Тема Аркадии становится предметом внимания в рамках классицистически-неогуманистических концепций, приправляющих идеи эпохи сентиментализма возрожденными образами античной литературы. С самого начала тема Аркадии выступает в неразрывной связи с теорией Золотого века. Некоторые русские писатели и читатели полагали, что aetas aurea
потерян не навсегда, что он способен возродиться и стать кодом описания предстоящего или уже наступившего идеального времени и для России, и для человечества в целом. Национальная гордость и мечты о космополитическом братстве идут рука об руку. Эта вера в чудо сопряжена с вышеописанной культурной экзальтацией и убежденностью в возможности (само)совершенствования: ее питают не только идеальные представления о будущем, но и концепция просвещенного монарха и подобающие ему панегирики. За всем этим обнаруживается «основной принцип аффирмативного характера культуры»[1097]. В этих дискуссиях понятия «Золотой век» и «Аркадия» становятся синонимами, олицетворяющими мир, добродетельную любовь, следование идеалу умеренности (temperantia) посредством обуздания страстей (moderatio animi), сословную гармонию, умеренное счастье и близость к природе. Хвала простой деревенской жизни закономерно связана с недоверием к предполагаемо-порочному характеру больших городов Москвы и Петербурга, а открываемые литературой образы новых персонажей – якобы неиспорченных крестьян и пастухов – становятся естественной антитезой образам аморальных галломанствующих дворян.

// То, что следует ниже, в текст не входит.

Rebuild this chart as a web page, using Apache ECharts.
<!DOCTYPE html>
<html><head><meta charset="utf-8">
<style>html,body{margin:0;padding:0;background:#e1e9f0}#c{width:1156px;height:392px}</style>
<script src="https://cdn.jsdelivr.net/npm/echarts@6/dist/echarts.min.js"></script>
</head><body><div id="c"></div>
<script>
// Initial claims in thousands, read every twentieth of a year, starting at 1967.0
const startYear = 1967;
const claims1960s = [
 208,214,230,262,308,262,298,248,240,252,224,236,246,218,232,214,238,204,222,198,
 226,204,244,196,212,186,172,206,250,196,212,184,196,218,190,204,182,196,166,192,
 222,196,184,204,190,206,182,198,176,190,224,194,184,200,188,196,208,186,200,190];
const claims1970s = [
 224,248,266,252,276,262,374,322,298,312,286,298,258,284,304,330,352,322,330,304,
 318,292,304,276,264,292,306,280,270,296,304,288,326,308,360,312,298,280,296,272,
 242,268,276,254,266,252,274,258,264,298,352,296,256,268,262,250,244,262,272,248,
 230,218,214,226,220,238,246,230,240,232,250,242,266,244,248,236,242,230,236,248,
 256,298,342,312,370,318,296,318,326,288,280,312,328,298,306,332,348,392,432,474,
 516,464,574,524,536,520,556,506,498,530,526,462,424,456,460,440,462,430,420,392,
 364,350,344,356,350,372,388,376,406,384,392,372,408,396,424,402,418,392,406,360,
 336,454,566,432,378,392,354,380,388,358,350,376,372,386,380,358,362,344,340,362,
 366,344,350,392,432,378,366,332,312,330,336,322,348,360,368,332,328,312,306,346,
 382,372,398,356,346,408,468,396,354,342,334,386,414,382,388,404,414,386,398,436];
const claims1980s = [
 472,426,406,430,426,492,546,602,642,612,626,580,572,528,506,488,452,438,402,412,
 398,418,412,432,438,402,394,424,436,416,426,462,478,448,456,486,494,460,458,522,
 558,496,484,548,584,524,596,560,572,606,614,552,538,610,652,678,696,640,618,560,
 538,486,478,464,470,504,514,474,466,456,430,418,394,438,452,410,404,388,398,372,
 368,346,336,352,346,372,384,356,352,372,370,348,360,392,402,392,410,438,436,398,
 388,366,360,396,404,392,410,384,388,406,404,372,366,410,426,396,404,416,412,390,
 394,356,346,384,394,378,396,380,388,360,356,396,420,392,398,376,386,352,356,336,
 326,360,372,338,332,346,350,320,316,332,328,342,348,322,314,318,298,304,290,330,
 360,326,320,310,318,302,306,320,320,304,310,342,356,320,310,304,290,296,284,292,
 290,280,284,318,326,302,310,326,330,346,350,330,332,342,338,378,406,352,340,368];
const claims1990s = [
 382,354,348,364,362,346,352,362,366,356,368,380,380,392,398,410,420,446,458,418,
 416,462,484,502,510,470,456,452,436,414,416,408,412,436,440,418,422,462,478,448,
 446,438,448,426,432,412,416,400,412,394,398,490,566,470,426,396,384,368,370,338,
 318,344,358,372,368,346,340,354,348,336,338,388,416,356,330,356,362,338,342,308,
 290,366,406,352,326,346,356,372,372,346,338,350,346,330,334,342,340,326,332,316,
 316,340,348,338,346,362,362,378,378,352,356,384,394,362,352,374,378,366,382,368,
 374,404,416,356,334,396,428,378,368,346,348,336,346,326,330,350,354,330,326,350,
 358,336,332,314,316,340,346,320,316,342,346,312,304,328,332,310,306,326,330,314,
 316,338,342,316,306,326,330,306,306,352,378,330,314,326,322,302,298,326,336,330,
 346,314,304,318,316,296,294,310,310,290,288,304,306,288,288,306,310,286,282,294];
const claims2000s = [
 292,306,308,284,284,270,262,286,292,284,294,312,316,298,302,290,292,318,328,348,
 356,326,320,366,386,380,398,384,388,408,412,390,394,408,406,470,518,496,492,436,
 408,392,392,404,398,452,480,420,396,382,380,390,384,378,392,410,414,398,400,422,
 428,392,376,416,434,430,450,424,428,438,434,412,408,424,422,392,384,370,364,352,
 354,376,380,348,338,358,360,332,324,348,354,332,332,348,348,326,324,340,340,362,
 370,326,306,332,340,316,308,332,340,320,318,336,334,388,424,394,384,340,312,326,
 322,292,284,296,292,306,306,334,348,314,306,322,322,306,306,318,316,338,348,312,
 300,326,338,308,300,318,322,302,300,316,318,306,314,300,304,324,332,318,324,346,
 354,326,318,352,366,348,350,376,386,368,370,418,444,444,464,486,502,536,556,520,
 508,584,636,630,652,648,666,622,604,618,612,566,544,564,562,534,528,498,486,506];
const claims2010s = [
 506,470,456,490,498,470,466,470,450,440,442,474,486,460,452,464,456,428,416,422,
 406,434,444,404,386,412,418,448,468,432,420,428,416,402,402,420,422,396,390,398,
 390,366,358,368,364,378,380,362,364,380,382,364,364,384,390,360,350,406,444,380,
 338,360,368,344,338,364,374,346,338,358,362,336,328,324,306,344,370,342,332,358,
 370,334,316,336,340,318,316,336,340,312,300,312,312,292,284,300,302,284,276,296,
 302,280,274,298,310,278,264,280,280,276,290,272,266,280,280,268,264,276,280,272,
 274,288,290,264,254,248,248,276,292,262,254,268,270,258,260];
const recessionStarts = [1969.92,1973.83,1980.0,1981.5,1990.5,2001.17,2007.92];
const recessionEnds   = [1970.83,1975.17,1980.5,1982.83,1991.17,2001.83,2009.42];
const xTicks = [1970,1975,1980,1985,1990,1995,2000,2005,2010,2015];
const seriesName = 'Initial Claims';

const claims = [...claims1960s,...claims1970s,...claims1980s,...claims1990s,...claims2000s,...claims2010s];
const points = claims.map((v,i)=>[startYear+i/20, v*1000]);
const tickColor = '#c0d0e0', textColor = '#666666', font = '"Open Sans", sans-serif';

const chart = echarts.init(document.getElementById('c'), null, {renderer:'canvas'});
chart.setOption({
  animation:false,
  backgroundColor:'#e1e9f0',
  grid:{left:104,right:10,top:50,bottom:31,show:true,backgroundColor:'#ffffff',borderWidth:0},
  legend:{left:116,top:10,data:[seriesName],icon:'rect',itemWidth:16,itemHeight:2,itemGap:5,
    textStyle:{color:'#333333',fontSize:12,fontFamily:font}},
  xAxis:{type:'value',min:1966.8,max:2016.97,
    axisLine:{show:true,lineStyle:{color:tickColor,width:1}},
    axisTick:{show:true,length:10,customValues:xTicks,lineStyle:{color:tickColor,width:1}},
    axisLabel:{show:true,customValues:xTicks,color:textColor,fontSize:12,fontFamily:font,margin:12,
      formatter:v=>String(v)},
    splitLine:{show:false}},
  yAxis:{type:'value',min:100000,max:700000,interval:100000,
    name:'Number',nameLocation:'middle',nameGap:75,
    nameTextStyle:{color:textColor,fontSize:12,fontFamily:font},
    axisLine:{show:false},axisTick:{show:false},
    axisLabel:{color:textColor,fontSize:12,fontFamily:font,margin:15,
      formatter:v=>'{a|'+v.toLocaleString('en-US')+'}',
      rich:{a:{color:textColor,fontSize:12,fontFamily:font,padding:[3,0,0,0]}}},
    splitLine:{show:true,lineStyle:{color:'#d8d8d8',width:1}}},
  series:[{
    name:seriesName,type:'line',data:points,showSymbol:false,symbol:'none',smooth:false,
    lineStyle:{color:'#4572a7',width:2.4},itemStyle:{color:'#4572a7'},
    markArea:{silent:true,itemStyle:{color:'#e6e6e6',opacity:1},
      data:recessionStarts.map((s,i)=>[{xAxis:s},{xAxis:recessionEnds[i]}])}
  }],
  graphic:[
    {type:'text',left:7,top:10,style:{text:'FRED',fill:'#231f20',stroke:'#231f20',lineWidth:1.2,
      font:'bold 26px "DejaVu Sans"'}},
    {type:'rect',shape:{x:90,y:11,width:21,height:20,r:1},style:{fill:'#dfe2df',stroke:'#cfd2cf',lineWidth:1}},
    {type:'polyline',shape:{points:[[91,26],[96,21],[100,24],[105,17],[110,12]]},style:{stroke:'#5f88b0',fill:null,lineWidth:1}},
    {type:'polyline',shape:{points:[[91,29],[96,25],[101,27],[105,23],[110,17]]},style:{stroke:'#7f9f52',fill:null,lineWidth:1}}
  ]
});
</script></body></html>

В этой литературной тенденции «удаленная от реальности сфера условно-литературной Аркадии»[1098] получает причитающееся ей по праву.Традиционный положительный образ Аркадии – в большинстве случаев редуцированный до формул, призывов, аллюзий и прочих попутных упоминаний или сравнений – после нерешительного начала (вероятно, его следует видеть в творчестве А.П. Сумарокова) становится с конца XVIII в. довольно стабильным топосом русской литературы. Его самым плодотворным проводником является Н.М. Карамзин, главный выразитель идей московского сентиментализма и основоположник современных литературы и литературного языка, преодолевших классицистические шаблоны. Путешествие по странам Европы, огромная эрудиция и знание европейских языков сделали его одним из самых образованных русских писателей, в равной мере владеющим поэзией и прозой, равно сведущим в литературной теории, истории искусства и историографии. Он был лично знаком со многими великими умами Европы – от Канта, Гердера и Виланда до Лафатера. По своему воспитанию и интересам он был особенно тесно связан с немецкой культурой. Кроме всего прочего, он переводил на русский язык идиллии Гесснера.

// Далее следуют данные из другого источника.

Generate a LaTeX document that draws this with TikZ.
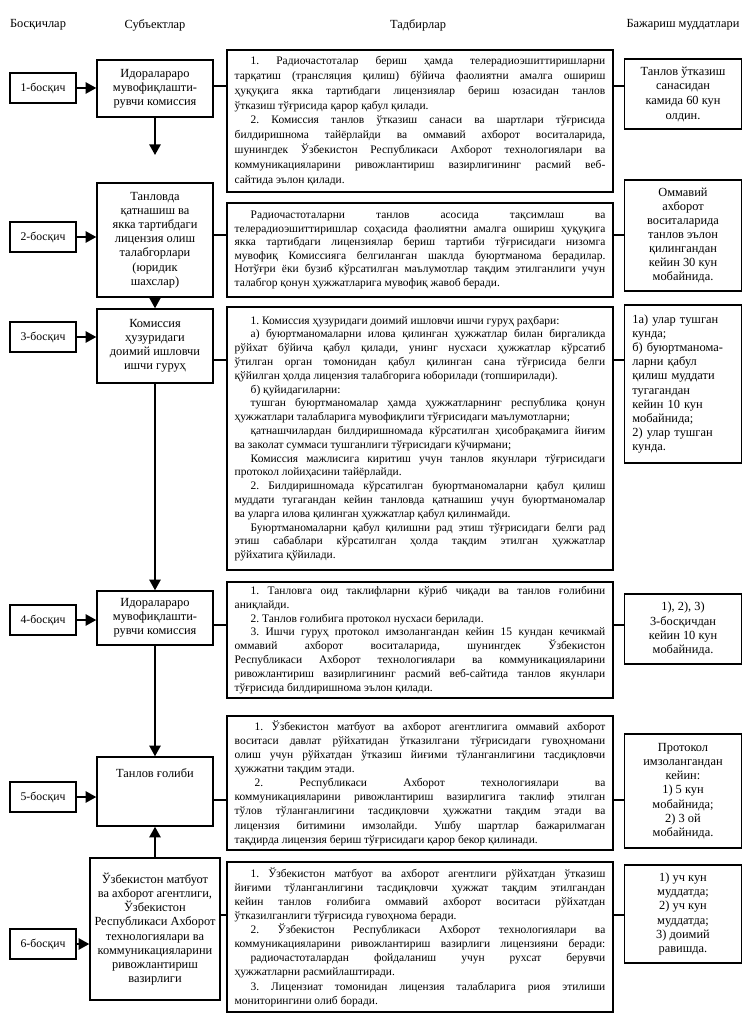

В его знаменитых «Письмах русского путешественника», своего рода стенограмме путешествия автора по европейским странам в 1789–1790 гг., несколько раз упоминается Аркадия. Встреченная на эльбских лугах в окрестностях Дрездена молодая крестьянка кажется ему «аркадской пастушкой», а посещение парка в Виндзоре вызывает графически выделенный экскламатив: «И мы, и мы были в Аркадии
!»[1099]. В более поздних произведениях, в частности, в романе «Рыцарь нашего времени» (1803), Карамзин называет период младенчества «счастливым временем», «истинною Аркадиею жизни»[1100]. Вступление на престол новых русских императоров (Павла I, Александра I) Карамзин связывает с надеждой на возрождение века Астреи (распространенный эвфемизм для обозначения царствования Екатерины II)[1101]. В 1790-е годы он создает стихотворение «Песнь мира» – свободное переложение шиллеровской оды «К радости». При этом в текст припева хора он трижды вводит стих: «Век Астреин, оживи!»[1102], не имеющий эквивалента в тексте Шиллера. Карамзин до некоторой степени «аркадизировал» Шиллера, а призыв к возрождению века Астреи, вероятнее всего, имел в виду предыдущее царствование, период правления Екатерины II.